The Tom Surdyke Leadership Award is in memory of Cadet Thomas Surdyke who died this past summer from injuries sustained while saving the life of a a person who was drowning. Surdyke was a member of the Company B4 Sandhurst team and his parents presented Gaynor the award.
April 8, 2017 - U.S. Army cadets race toward the finish line during the 2017 Sandhurst Military Skills Competition at the United States Military Academy, West Point, NY. During Sandhurst, 62 teams representing 12 international military academies, four U.S. service academies and eight ROTC programs competed in 11 events throughout a 23-mile course. (U.S. Army Reserve photo by Spc. Jeremiah Woods, 358th Public Affairs Detachment)
“I considered Tom a little brother. He was in my squad when I was the B4 squad leader. I miss him a lot, and I was crying while they were introducing his award,” Gaynor said, noting he was shocked when he received the award. “I owe the honor of receiving Tom’s award to my team. When we finalized the roster for the Black Team back in February, the first thing we did was visit Tom’s grave and dedicate this year to him. We ran the competition for Tom in his honor and I don’t think we could have done a better job of honoring him. He’s up in the sky grinning ear to ear about how things have worked out since he left us.”

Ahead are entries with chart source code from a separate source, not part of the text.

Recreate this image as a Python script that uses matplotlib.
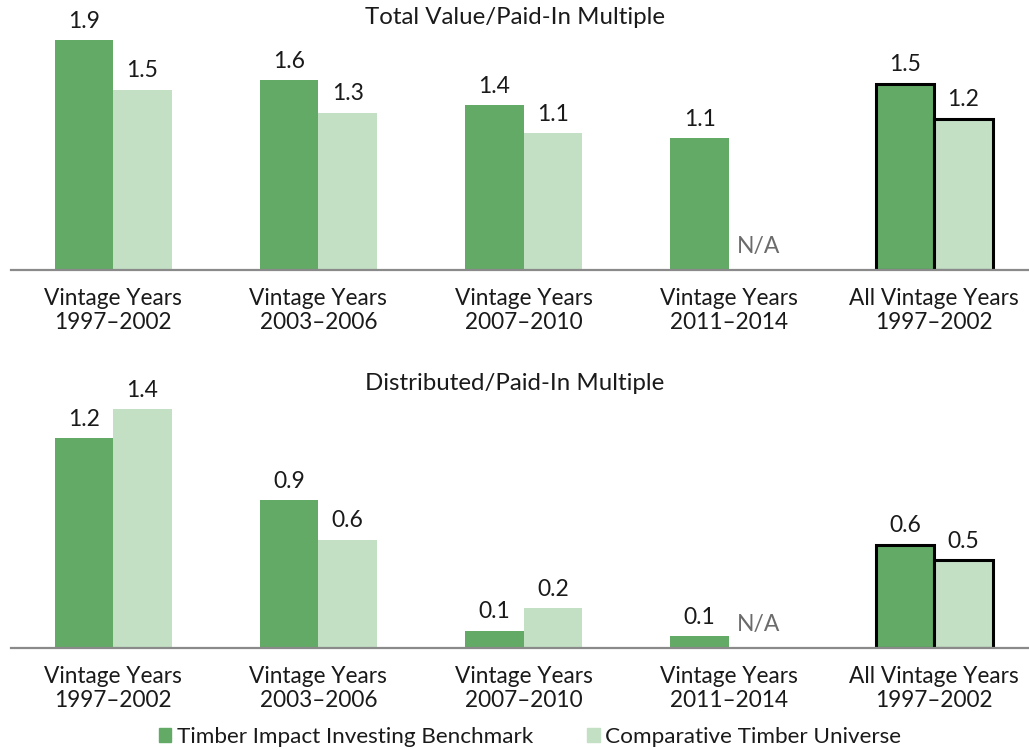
import matplotlib.pyplot as plt
import numpy as np
from matplotlib.patches import Patch

plt.rcParams['font.family'] = ['Lato', 'DejaVu Sans']

# Data
groups = ["Vintage Years\n1997\u20132002", "Vintage Years\n2003\u20132006",
          "Vintage Years\n2007\u20132010", "Vintage Years\n2011\u20132014",
          "All Vintage Years\n1997\u20132002"]
series_names = ["Timber Impact Investing Benchmark", "Comparative Timber Universe"]

tvpi_bench = [1.90, 1.57, 1.36, 1.09, 1.54]
tvpi_univ = [1.49, 1.30, 1.13, np.nan, 1.25]
tvpi_bench_lbl = ["1.9", "1.6", "1.4", "1.1", "1.5"]
tvpi_univ_lbl = ["1.5", "1.3", "1.1", "N/A", "1.2"]

dpi_bench = [1.22, 0.86, 0.10, 0.07, 0.60]
dpi_univ = [1.39, 0.63, 0.23, np.nan, 0.51]
dpi_bench_lbl = ["1.2", "0.9", "0.1", "0.1", "0.6"]
dpi_univ_lbl = ["1.4", "0.6", "0.2", "N/A", "0.5"]

dark = "#62aa66"
light = "#c3dfc4"
txt = "#1a1a1a"

W, H = 1029, 750
fig = plt.figure(figsize=(W / 100, H / 100), dpi=100)


def draw_panel(rect, bench, univ, bl, ul, ytop, title, title_y):
    ax = fig.add_axes(rect)
    x = np.arange(len(groups))
    w = 0.285
    for vals, lbls, col, off in [(bench, bl, dark, -w / 2), (univ, ul, light, w / 2)]:
        v = np.nan_to_num(vals)
        bars = ax.bar(x + off, v, width=w, color=col, zorder=2)
        # last group has a black outline
        bars[-1].set_edgecolor("black")
        bars[-1].set_linewidth(2.2)
        for xi, vi, lab in zip(x + off, v, lbls):
            if lab == "N/A":
                ax.annotate(lab, (xi, 0), xytext=(0, 9), textcoords="offset points",
                            ha="center", va="bottom", fontsize=16.5, color="#6b6b6b",
                            annotation_clip=False)
            else:
                ax.annotate(lab, (xi, vi), xytext=(0, 6), textcoords="offset points",
                            ha="center", va="bottom", fontsize=16.5, color=txt,
                            annotation_clip=False)
    ax.set_xlim(-0.497, 4.462)
    ax.set_ylim(0, ytop)
    for s in ["top", "right", "left"]:
        ax.spines[s].set_visible(False)
    ax.spines["bottom"].set_color("#8a8a8a")
    ax.spines["bottom"].set_linewidth(1.6)
    ax.spines["bottom"].set_zorder(3)
    ax.set_yticks([])
    ax.set_xticks(x)
    ax.set_xticklabels(groups, fontsize=16.3, color=txt, linespacing=1.15)
    ax.tick_params(axis="x", length=0, pad=13)
    ax.patch.set_visible(False)
    fig.text(515 / W, 1 - title_y / H, title, ha="center", va="center", fontsize=17.3, color=txt)
    return ax


# top panel: baseline at y=270 px, ~121 px per unit
draw_panel([11 / W, 0.64, 1 - 11 / W, 0.36], tvpi_bench, tvpi_univ,
           tvpi_bench_lbl, tvpi_univ_lbl, 270 / 121, "Total Value/Paid-In Multiple", 18)

# bottom panel: baseline at y=648 px, ~172 px per unit
draw_panel([11 / W, 102 / H, 1 - 11 / W, 268 / H], dpi_bench, dpi_univ,
           dpi_bench_lbl, dpi_univ_lbl, 268 / 172, "Distributed/Paid-In Multiple", 384)

handles = [Patch(color=dark), Patch(color=light)]
fig.legend(handles, series_names, loc="center", bbox_to_anchor=(530 / W, 1 - 737 / H),
           ncol=2, frameon=False, fontsize=16.2, handlelength=0.55, handleheight=0.55,
           handletextpad=0.25, columnspacing=2.4, labelcolor=txt)

fig.savefig("out.png", dpi=100)
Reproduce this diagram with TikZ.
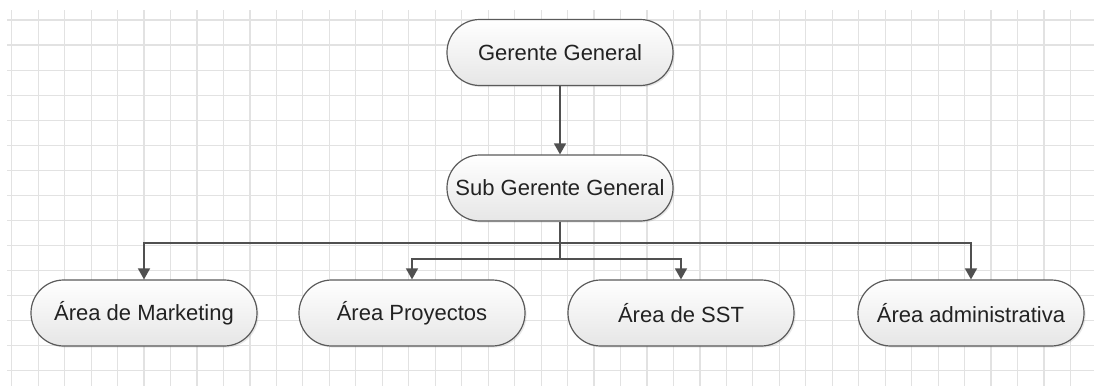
\documentclass[tikz,border=0pt]{standalone}
\usepackage{fontspec}
\setmainfont{Liberation Sans}
\usetikzlibrary{arrows.meta,positioning,shadows}
\definecolor{ink}{HTML}{222222}
\definecolor{wire}{HTML}{505050}
\definecolor{edge}{HTML}{5A5A5A}
\definecolor{paper}{HTML}{E2E2E2}
\definecolor{fog}{HTML}{E6E6E6}
\tikzset{
  pill/.style={draw=edge,line width=0.6pt,rounded corners=16.4pt,
    minimum width=113pt,minimum height=33pt,inner sep=0pt,
    top color=white,bottom color=fog,text=ink,
    font=\fontsize{11}{13}\selectfont,
    drop shadow={opacity=0.18,shadow xshift=0.8pt,shadow yshift=-0.8pt}},
  link/.style={wire,line width=0.75pt},
  arr/.style={link,-{Triangle[length=5.5pt,width=6pt]}},
  gridline/.style={paper,line width=0.6pt}
}

\begin{document}
\begin{tikzpicture}[x=0.5pt,y=-0.5pt]
\useasboundingbox (0,0) rectangle (1094,386);
% background grid
\foreach \i in {0,...,40}
  \draw[gridline] ({11.7+26.47*\i},10) -- ({11.7+26.47*\i},386);
\foreach \j in {0,...,14}
  \draw[gridline] (7,{20+25.05*\j}) -- (1094,{20+25.05*\j});
% boxes
\node[pill] (gg) at (560,52.5) {Gerente General};
\node[pill] (sgg) at (560,188) {Sub Gerente General};
\node[pill] (mkt) at (144,313) {Área de Marketing};
\node[pill] (pro) at (412,313) {Área Proyectos};
\node[pill] (sst) at (681,313) {Área de SST};
\node[pill] (adm) at (971,313) {Área administrativa};
% connectors
\coordinate (busA) at (560,243);
\coordinate (busB) at (560,259);
\draw[arr] (gg) -- (sgg);
\draw[link] (sgg.south) -- (busB);
\draw[arr] (busA) -| (mkt.north);
\draw[arr] (busA) -| (adm.north);
\draw[arr] (busB) -| (pro.north);
\draw[arr] (busB) -| (sst.north);
\end{tikzpicture}
\end{document}
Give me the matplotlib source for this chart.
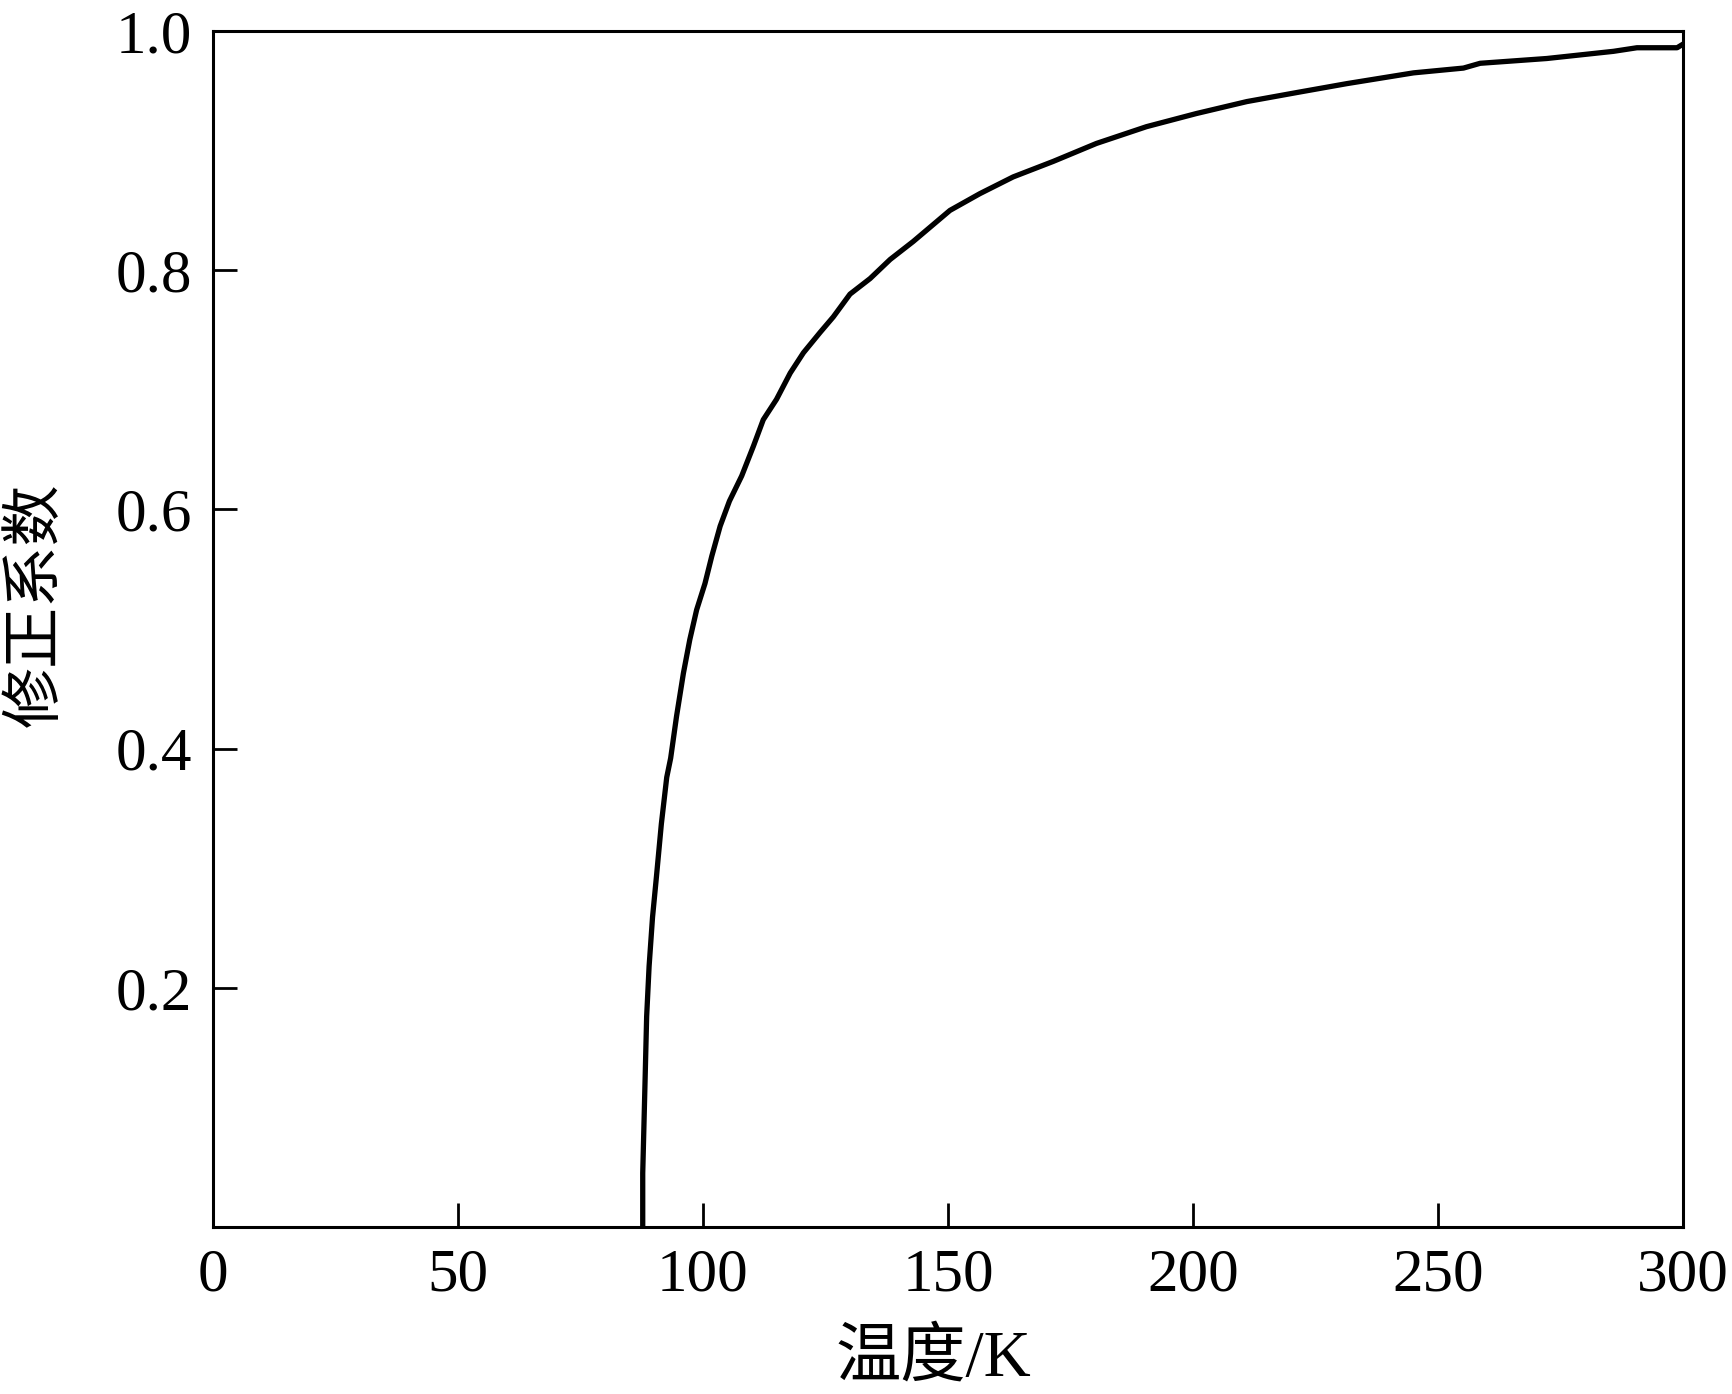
import matplotlib
matplotlib.use("Agg")
import matplotlib.pyplot as plt

temperature = [87.7, 87.7, 88.2, 88.5, 89.0, 89.7, 90.5, 91.5, 92.6, 93.4, 94.6, 96.0,
               97.3, 98.7, 100.4, 101.8, 103.5, 105.4, 107.9, 110.3, 112.3, 115.0,
               117.8, 120.5, 123.9, 126.6, 130.0, 134.1, 138.2, 142.9, 150.4, 156.5,
               163.3, 171.5, 180.3, 190.5, 200.7, 211.0, 221.8, 231.4, 245.0, 255.2,
               258.6, 272.2, 285.8, 290.6, 298.8, 300.0]
factor = [0.0, 0.045, 0.126, 0.176, 0.218, 0.259, 0.293, 0.337, 0.376, 0.392, 0.427, 0.463,
          0.491, 0.516, 0.538, 0.561, 0.586, 0.607, 0.628, 0.653, 0.675, 0.692,
          0.714, 0.731, 0.748, 0.761, 0.780, 0.793, 0.809, 0.824, 0.850, 0.864,
          0.878, 0.891, 0.906, 0.920, 0.931, 0.941, 0.949, 0.956, 0.965, 0.969,
          0.973, 0.977, 0.983, 0.986, 0.986, 0.989]
xticks = [0, 50, 100, 150, 200, 250, 300]
yticks = [0.2, 0.4, 0.6, 0.8, 1.0]
xlabel = "温度/K"
ylabel = "修正系数"

plt.rcParams['font.family'] = ['Liberation Serif', 'Noto Sans CJK SC']

fig = plt.figure(figsize=(17.32, 13.94), dpi=100)
ax = fig.add_axes([213/1732, 1 - 1227/1394, (1683-213)/1732, (1227-31)/1394])
ax.plot(temperature, factor, color='black', lw=3.8, solid_joinstyle='round')
ax.set_xlim(0, 300)
ax.set_ylim(0, 1.0)
ax.set_xticks(xticks)
ax.set_xticklabels([str(v) for v in xticks])
ax.set_yticks(yticks)
ax.set_yticklabels([f"{v:.1f}" for v in yticks])
ax.tick_params(direction='in', length=17, width=2.0, labelsize=44, pad=15)
for s in ax.spines.values():
    s.set_linewidth(2.2)
ax.set_xlabel(xlabel, fontsize=47)
ax.set_ylabel(ylabel, fontsize=44)
ax.xaxis.set_label_coords(0.49, -0.085)
ax.yaxis.set_label_coords(-0.10, 0.52)
fig.savefig("out.png", dpi=100)
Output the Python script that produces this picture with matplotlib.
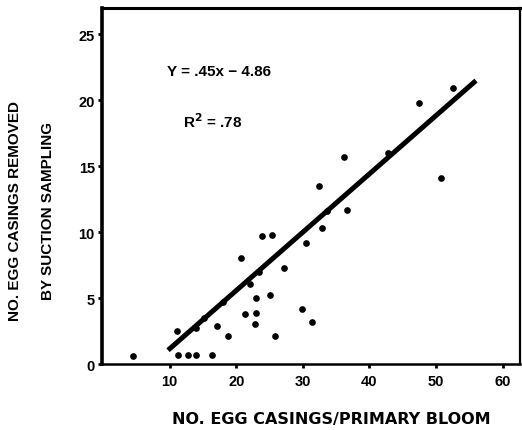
import numpy as np
import matplotlib.pyplot as plt

plt.rcParams['font.family'] = ['Liberation Sans', 'DejaVu Sans']
plt.rcParams['font.weight'] = 'bold'

# egg casings per primary bloom vs. casings removed by suction sampling
casings_bloom = np.array([4.5, 11.1, 11.25, 12.7, 14.0, 16.3, 13.9, 15.2, 17.1, 18.7,
                          18.0, 20.7, 21.3, 22.0, 22.8, 22.9, 22.9, 23.4, 23.8, 25.1,
                          25.4, 25.8, 27.1, 29.9, 30.5, 31.3, 32.4, 32.9, 33.6, 36.2,
                          36.7, 42.8, 47.5, 50.7, 52.5])
casings_removed = np.array([0.6, 2.5, 0.7, 0.7, 0.7, 0.7, 2.7, 3.5, 2.9, 2.1,
                            4.7, 8.05, 3.8, 6.1, 3.05, 3.9, 5.0, 7.0, 9.7, 5.2,
                            9.8, 2.15, 7.25, 4.15, 9.15, 3.2, 13.5, 10.3, 11.6, 15.7,
                            11.65, 16.0, 19.8, 14.1, 20.9])

# fitted line as drawn (end points)
fit_x = [9.75, 56.0]
fit_y = [1.05, 21.5]

x_ticks = [10, 20, 30, 40, 50, 60]
y_ticks = [0, 5, 10, 15, 20, 25]

fig = plt.figure(figsize=(5.22, 4.31), dpi=100)
ax = fig.add_axes([0.195, 0.153, 0.801, 0.826])

ax.plot(fit_x, fit_y, color='black', linewidth=3.6, solid_capstyle='butt')
ax.plot(casings_bloom, casings_removed, 'o', color='black', markersize=3.8)

ax.set_xlim(-0.2, 62.6)
ax.set_ylim(0, 27.0)
ax.set_xticks(x_ticks)
ax.set_yticks(y_ticks)
ax.tick_params(axis='both', direction='out', length=3, width=2, labelsize=10.5)
ax.tick_params(axis='x', pad=4)
ax.tick_params(axis='y', pad=2)

ax.spines['left'].set_linewidth(2.6)
ax.spines['top'].set_linewidth(2.2)
ax.spines['bottom'].set_linewidth(1.8)
ax.spines['right'].set_linewidth(1.6)

ax.text(0.156, 0.823, 'Y = .45x \u2212 4.86', transform=ax.transAxes, fontsize=11,
        va='center')
ax.text(0.194, 0.683, 'R$^2$ = .78', transform=ax.transAxes, fontsize=11,
        va='center')

fig.text(0.634, 0.026, 'NO. EGG CASINGS/PRIMARY BLOOM', ha='center', va='center',
         fontsize=11.5, family='DejaVu Sans')
fig.text(0.029, 0.51, 'NO. EGG CASINGS REMOVED', rotation=90, ha='center', va='center',
         fontsize=11)
fig.text(0.092, 0.51, 'BY SUCTION SAMPLING', rotation=90, ha='center', va='center',
         fontsize=11)

fig.savefig('out.png', dpi=100)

Upon accepting the award, Gaynor said hugging Tom’s parents was an emotional moment for him. The Surdykes will be Gaynor’s graduation guests in May.
“Tom’s memory and example pushed me this year to be the kind of leader that he would have been and demonstrate all of his qualities. I’ll spend my whole life trying to live up to him and I doubt I ever will, but this year, culminating with this competition, is certainly a step in the right direction,” he added.
After graduation, Gaynor will commission into the Marine Corps as an officer and knows he will use his Sandhurst skills throughout his military career.
“What I learned about small unit leadership through Sandhurst is invaluable,” he said. “I truly believe being a Sandhurst squad leader is one of the best ways a cadet can learn to lead men or women in the armed forces.”
In addition to Black team’s victory, USMA’s Gold team placed third.